The key to this recipe’s appeal lies in its balance of textures: juicy, browned ground beef contrasts beautifully with cabbage that has softened and taken on those slightly golden edges. Each bite delivers a fusion of savory, slightly sweet, and mildly earthy notes, with a hint of brightness from the green onions scattered on top at the end.
Instructions:
- Prepare Your Ingredients:
Before you even heat the pan, take a moment to prepare your ingredients. Rinse the cabbage under cold water, then slice it into thin ribbons. Use a sharp knife to mince the garlic cloves and grate or finely chop the fresh ginger. Slice the green onions, separating the white parts from the green tops. This setup, known as mise en place, makes the cooking process smoother and faster once your skillet is hot. - Heat the Skillet:
Place a large, heavy-bottomed skillet or wok on your stovetop and set the heat to medium-high. Add the tablespoon of sesame oil and let it warm until it shimmers slightly and just begins to fill the pan with a nutty aroma.
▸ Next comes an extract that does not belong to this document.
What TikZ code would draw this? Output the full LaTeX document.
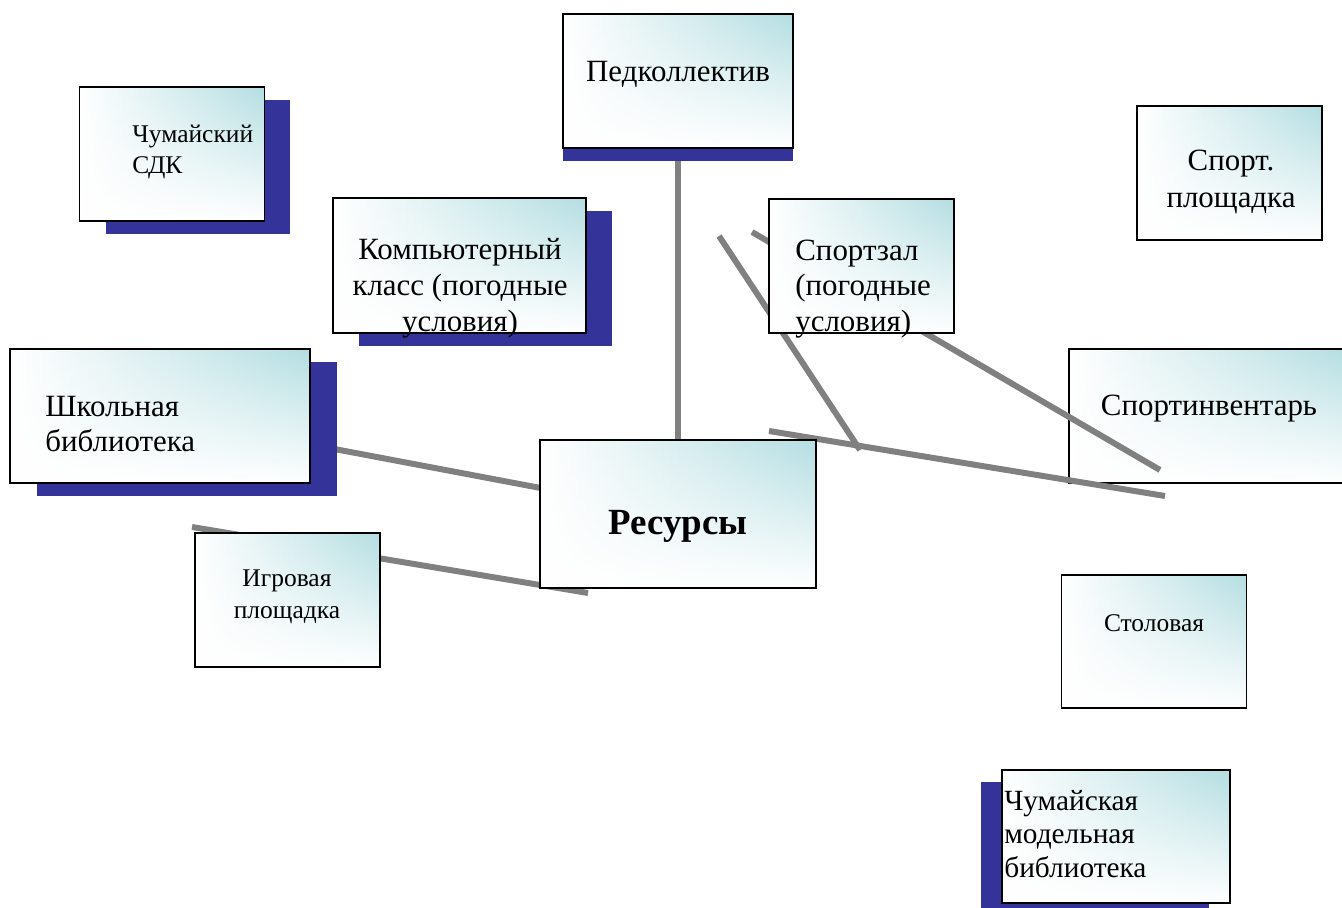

Sesame oil has a lower smoke point, so you’re looking for a gentle heat that’s enough to cook without burning the oil. - Brown the Ground Beef:
Add the ground beef to the hot skillet. Using a sturdy spatula or wooden spoon, spread the meat out into an even layer. Let it sit untouched for about one minute so that the underside can begin to brown — this caramelization adds tremendous depth of flavor. After that, begin breaking the beef apart with your spatula, turning and mixing it until all of the meat is nicely browned and no longer pink. This should take about 5–7 minutes. As it cooks, you’ll notice juices release into the pan — that’s normal. Continually stir and turn the beef so that it cooks evenly on all sides. Browning the meat well gives you those rich, savory bits that make this dish so flavorful. - Add Aromatics:
Once the ground beef is fully browned, push it slightly to one side of the pan. In the empty space, add the minced garlic and grated ginger. These aromatics should sizzle in the hot oil and beef juices. Stir them together with the beef for about 30 seconds to a minute, until you can smell the fragrant blend of garlic and ginger. Be careful not to burn the garlic — you want it just golden and aromatic.

- Cook the Cabbage:
Pour the prepared cabbage directly into the skillet with the beef and aromatics. Use your spatula to toss everything together so that the cabbage begins to absorb the flavorful fat and juices in the pan. Spread the cabbage out as much as possible so that it makes good contact with the heat. You want the cabbage to soften and begin to caramelize, a process that takes roughly 5–7 minutes. Stir occasionally, but let the edges touch the pan so they can develop a slight golden color. The natural sugars in the cabbage, aided by a touch of the optional sugar in the soy sauce mixture, will help create this slightly sweet caramelization. - Season and Sauce:
Once the cabbage has softened and begun to brown in places, pour the soy sauce evenly over the entire mixture. If you like a hint of sweetness that enhances the caramelization, add the teaspoon of sugar at this stage. Sprinkle a few twists of freshly ground black pepper across the top. Stir everything thoroughly so that the soy sauce coats the beef and cabbage evenly. The vibrant color of the soy sauce will deepen the dish, and its salty, umami richness will permeate every bite. If you want a little heat, this is the time to sprinkle in a pinch of red pepper flakes. - Simmer Briefly:
Reduce the heat to medium and let the combined ingredients cook for a few more minutes — about 2–3 minutes — so the flavors can meld together and any liquid released by the cabbage can reduce slightly. Stir occasionally, scraping up any browned bits from the bottom of the skillet, as these bits carry intense taste. - Finish with Green Onions:
Turn off the heat. Sprinkle the sliced green parts of the green onions over the dish for a fresh, sharp contrast to the warm, rich flavors you’ve built. This final flourish adds color and a crisp burst of oniony brightness in every bite. - Serve and Enjoy:
Transfer the sizzling soy-ginger ground beef with caramelized cabbage to a large serving platter or individual plates. Serve it hot, straight from the skillet, either on its own as a satisfying low-carb entrée or alongside steamed rice if you like a heartier meal.